The irreversible melting of a massive cluster of glaciers in Antarctica has begun, and could cause sea levels to rise 1.2 metres within 200 years, scientists conclude in two grim studies.
Researchers had previously estimated the cluster in the Amundsen Sea region of the West Antarctic Ice Sheet would last for thousands of years despite global climate change. But the new studies found that their loss is underway already as warming ocean water melts away the base of the ice shelf, and is occurring far more rapidly than expected.
The studies found warming water was tied to several phenomena, including global warming from human activity and depleted ozone that has changed wind patterns in the area.
"There is no red button to stop this," said Eric Rignot, a University of California, Irvine professor of earth system science and the lead author of one of the studies, conducted with Nasa's Jet Propulsion Laboratory.
The six glaciers had passed "the point of no return", Rignot said, meaning total collapse - the melted retreat of the glaciers - could not be prevented. "The only question is how fast it's going to go."
Antarctica is the largest mass of ice on the planet, containing an estimated 80 per cent of the world's fresh water.
The loss of even a portion of that ice would have consequences across the globe. Scientists have surmised its possibility for decades, and have braced for confirmation, which arrived with the studies on Monday.
For the UCI-JPL study, scientists used 40 years' worth of measurements, much of it data from satellite radar systems that can measure changes on the earth's surface to within a centimetre.
The data was used to measure the precise location of the glaciers' so-called grounding lines - where glaciers connect to a land mass. It is at this nexus where warmer water encounters the ancient ice and causes it to retreat.
The problem compounded itself in several ways. The more grounding lines recede, for instance, the less glaciers weigh, which lifts them farther off the earth's bedrock, which allows even more warm water to erode their foundations. Similarly, as the glaciers retreat into deeper portions of the ocean, their ice faces become steeper, rendering them increasingly unstable and exposed to warmer water.
The second study, conducted by researchers at the University of Washington, focused largely on one of the six glaciers, the Thwaites Glacier. Scientists tried to pinpoint how quickly the giant Thwaites might disappear altogether, a development that by itself could cause global sea levels to rise by 60cm.
That amount of sea level rise would have a chaotic impact, swamping dozens of low-lying cities around the world.

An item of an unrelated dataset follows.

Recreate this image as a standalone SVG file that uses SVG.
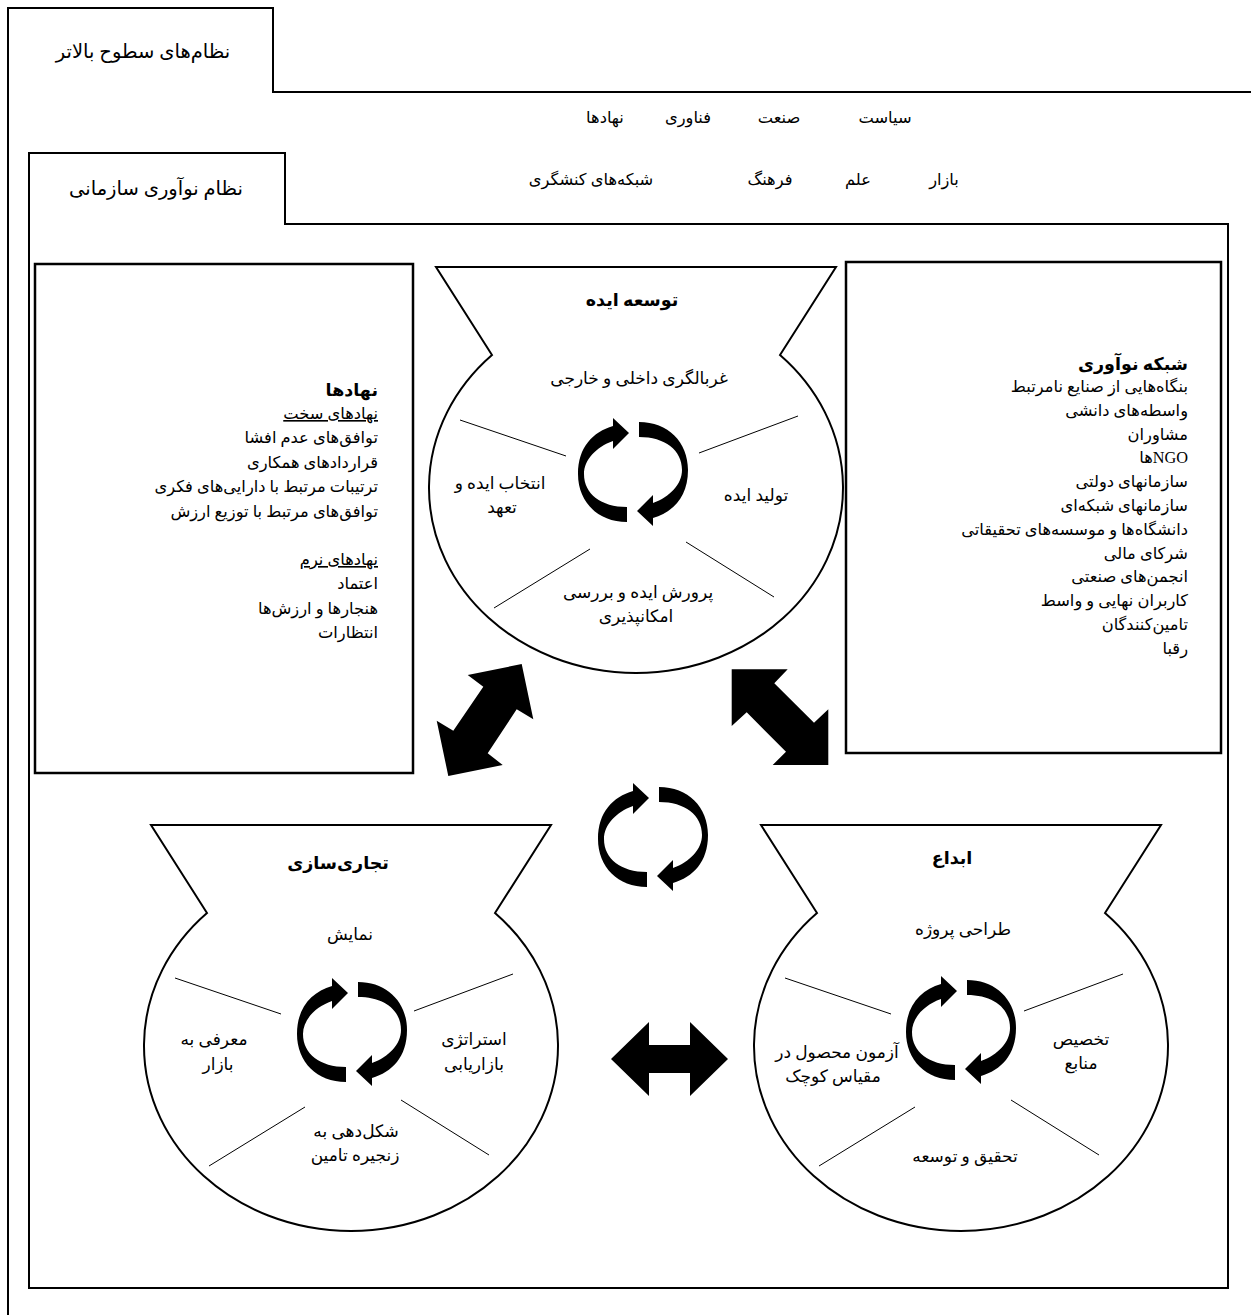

The study used satellite measurements and computer models to determine that the Thwaites could melt in as little as 200 years, or the melting could take as long as 1,000 years.
Ian Joughin, a university glaciologist and the lead author of the University of Washington study, said the most likely scenario was at the lower end of that range.
"There is quite a bit of ongoing destabilisation," he said, and the disappearance would begin slowly and accelerate over time, with no available "stabilising mechanism".
The Thwaites is an important test case because it is viewed as particularly unstable, and a linchpin for the stability of the rest of the West Antarctic Ice Sheet. As goes the Thwaites, many scientists fear, so goes the rest of the ice sheet - its disappearance would undermine the entire glacial system, exposing many more kilometres of grounding lines to the warming ocean water.
The scientists were careful to point out that an inevitability is not cause for surrender. The 800-year range for the time frame is enormous, they pointed out - and was driven by computer models that "turned up the knob and turned down the knob" on global temperatures driven by climate change, Joughin said. More emissions meant more melting and faster collapse, the researchers said, but the inverse was true, too.